Materials provided
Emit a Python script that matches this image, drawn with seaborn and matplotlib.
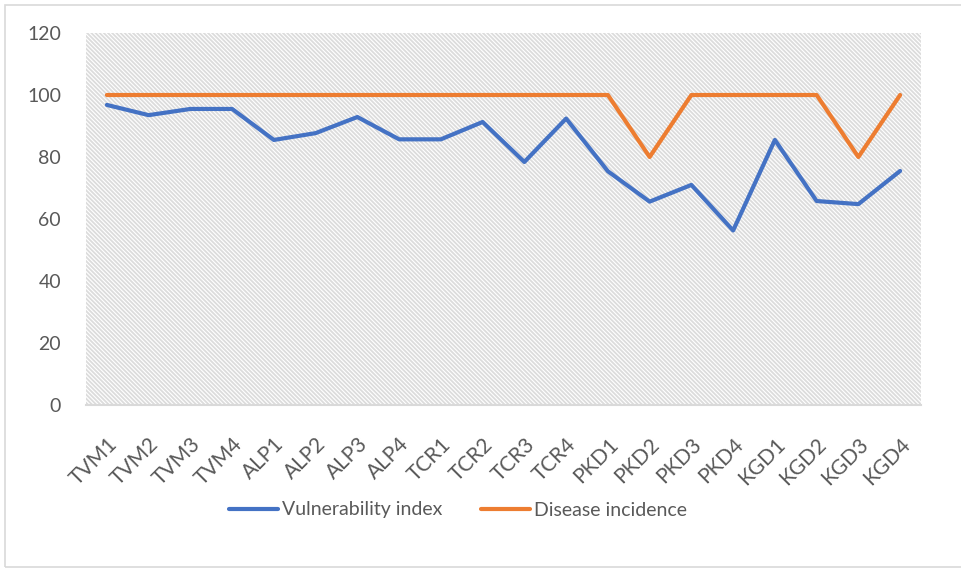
import matplotlib
matplotlib.use("Agg")
import matplotlib.pyplot as plt
import seaborn as sns
import pandas as pd
from matplotlib.patches import Rectangle

categories = ["TVM1", "TVM2", "TVM3", "TVM4", "ALP1", "ALP2", "ALP3", "ALP4",
              "TCR1", "TCR2", "TCR3", "TCR4", "PKD1", "PKD2", "PKD3", "PKD4",
              "KGD1", "KGD2", "KGD3", "KGD4"]
vulnerability = [96.8, 93.5, 95.5, 95.5, 85.5, 87.7, 92.9, 85.7, 85.7, 91.3,
                 78.4, 92.4, 75.4, 65.6, 71.0, 56.3, 85.5, 65.8, 64.8, 75.5]
disease = [100, 100, 100, 100, 100, 100, 100, 100, 100, 100,
           100, 100, 100, 80, 100, 100, 100, 100, 80, 100]
series_names = ["Vulnerability index", "Disease incidence"]
yticks = [0, 20, 40, 60, 80, 100, 120]

df = pd.DataFrame({
    "cat": categories * 2,
    "value": vulnerability + disease,
    "series": [series_names[0]] * len(categories) + [series_names[1]] * len(categories),
})

sns.set_theme(style="white")
plt.rcParams['font.family'] = ['Lato', 'DejaVu Sans']
plt.rcParams['hatch.linewidth'] = 1.3
text_color = "#595959"

fig = plt.figure(figsize=(9.61, 5.69), dpi=100)
# outer chart border
fig.patches.append(Rectangle((5 / 961, 2 / 569), 1.0, 562 / 569, transform=fig.transFigure,
                             facecolor="none", edgecolor="#d9d9d9", linewidth=1.2))
ax = fig.add_axes([86 / 961, (569 - 405) / 569, (921 - 86) / 961, (405 - 33) / 569])

# hatched plot area
ax.add_patch(Rectangle((0, 0), 1, 1, transform=ax.transAxes, facecolor="white",
                       edgecolor="#dcdcdc", hatch="\\" * 8, linewidth=0, zorder=0))

sns.lineplot(data=df, x="cat", y="value", hue="series", sort=False, ax=ax,
             palette=["#4472C4", "#ED7D31"], linewidth=3, zorder=3)

ax.set_xlim(-0.5, len(categories) - 0.5)
ax.set_ylim(0, 120)
ax.set_yticks(yticks)
ax.set_yticklabels([str(v) for v in yticks], fontsize=14, color=text_color)
ax.set_xticks(range(len(categories)))
ax.set_xticklabels(categories, rotation=45, ha="right", rotation_mode="anchor",
                   fontsize=15, color=text_color)
ax.tick_params(axis="x", length=0, pad=21)
ax.tick_params(axis="y", length=0, pad=18)
ax.set_xlabel("")
ax.set_ylabel("")
for s in ["top", "right", "left"]:
    ax.spines[s].set_visible(False)
ax.spines["bottom"].set_color("#d9d9d9")
ax.spines["bottom"].set_linewidth(1.5)

handles, labels = ax.get_legend_handles_labels()
ax.legend(handles, labels, loc="center", bbox_to_anchor=(458 / 961, 1 - 510 / 569),
          bbox_transform=fig.transFigure, ncol=2, frameon=False, fontsize=14,
          handlelength=2.5, handletextpad=0.2, columnspacing=2.0, labelcolor=text_color)

fig.savefig("out.png", dpi=100)
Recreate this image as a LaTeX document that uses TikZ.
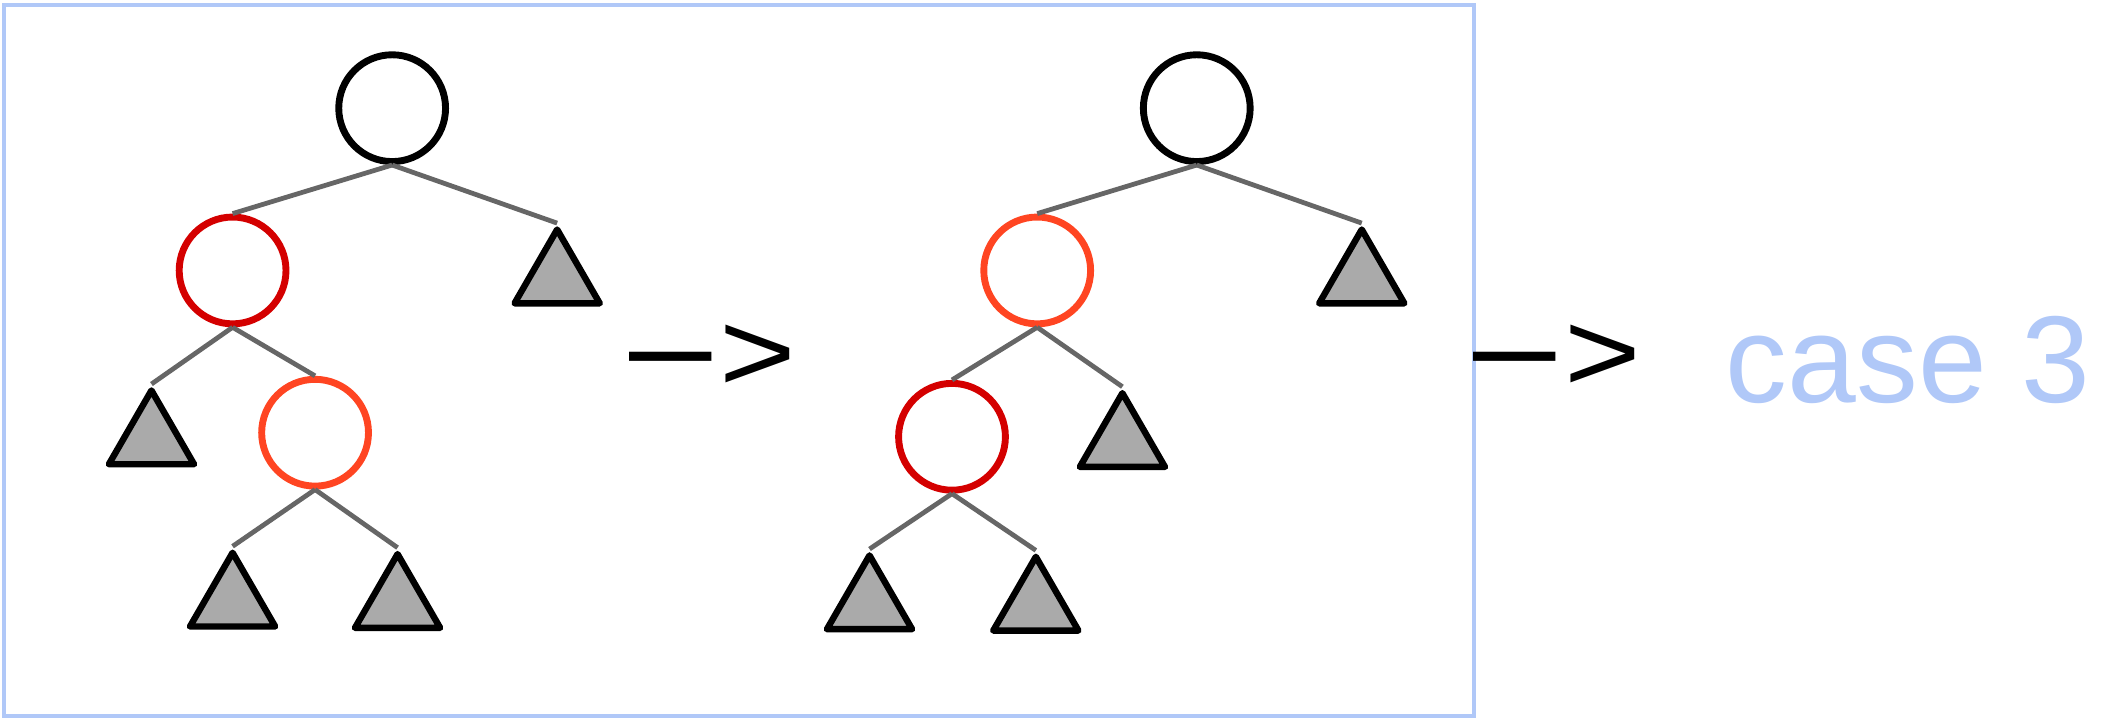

Brief
Leave out the pictures and retype every line above exactly.

Reply to the exercise
Emit a Python script that matches this image, drawn with seaborn and matplotlib.
import matplotlib
matplotlib.use("Agg")
import matplotlib.pyplot as plt
import seaborn as sns
import pandas as pd
from matplotlib.patches import Rectangle

categories = ["TVM1", "TVM2", "TVM3", "TVM4", "ALP1", "ALP2", "ALP3", "ALP4",
              "TCR1", "TCR2", "TCR3", "TCR4", "PKD1", "PKD2", "PKD3", "PKD4",
              "KGD1", "KGD2", "KGD3", "KGD4"]
vulnerability = [96.8, 93.5, 95.5, 95.5, 85.5, 87.7, 92.9, 85.7, 85.7, 91.3,
                 78.4, 92.4, 75.4, 65.6, 71.0, 56.3, 85.5, 65.8, 64.8, 75.5]
disease = [100, 100, 100, 100, 100, 100, 100, 100, 100, 100,
           100, 100, 100, 80, 100, 100, 100, 100, 80, 100]
series_names = ["Vulnerability index", "Disease incidence"]
yticks = [0, 20, 40, 60, 80, 100, 120]

df = pd.DataFrame({
    "cat": categories * 2,
    "value": vulnerability + disease,
    "series": [series_names[0]] * len(categories) + [series_names[1]] * len(categories),
})

sns.set_theme(style="white")
plt.rcParams['font.family'] = ['Lato', 'DejaVu Sans']
plt.rcParams['hatch.linewidth'] = 1.3
text_color = "#595959"

fig = plt.figure(figsize=(9.61, 5.69), dpi=100)
# outer chart border
fig.patches.append(Rectangle((5 / 961, 2 / 569), 1.0, 562 / 569, transform=fig.transFigure,
                             facecolor="none", edgecolor="#d9d9d9", linewidth=1.2))
ax = fig.add_axes([86 / 961, (569 - 405) / 569, (921 - 86) / 961, (405 - 33) / 569])

# hatched plot area
ax.add_patch(Rectangle((0, 0), 1, 1, transform=ax.transAxes, facecolor="white",
                       edgecolor="#dcdcdc", hatch="\\" * 8, linewidth=0, zorder=0))

sns.lineplot(data=df, x="cat", y="value", hue="series", sort=False, ax=ax,
             palette=["#4472C4", "#ED7D31"], linewidth=3, zorder=3)

ax.set_xlim(-0.5, len(categories) - 0.5)
ax.set_ylim(0, 120)
ax.set_yticks(yticks)
ax.set_yticklabels([str(v) for v in yticks], fontsize=14, color=text_color)
ax.set_xticks(range(len(categories)))
ax.set_xticklabels(categories, rotation=45, ha="right", rotation_mode="anchor",
                   fontsize=15, color=text_color)
ax.tick_params(axis="x", length=0, pad=21)
ax.tick_params(axis="y", length=0, pad=18)
ax.set_xlabel("")
ax.set_ylabel("")
for s in ["top", "right", "left"]:
    ax.spines[s].set_visible(False)
ax.spines["bottom"].set_color("#d9d9d9")
ax.spines["bottom"].set_linewidth(1.5)

handles, labels = ax.get_legend_handles_labels()
ax.legend(handles, labels, loc="center", bbox_to_anchor=(458 / 961, 1 - 510 / 569),
          bbox_transform=fig.transFigure, ncol=2, frameon=False, fontsize=14,
          handlelength=2.5, handletextpad=0.2, columnspacing=2.0, labelcolor=text_color)

fig.savefig("out.png", dpi=100)
Recreate this image as a LaTeX document that uses TikZ.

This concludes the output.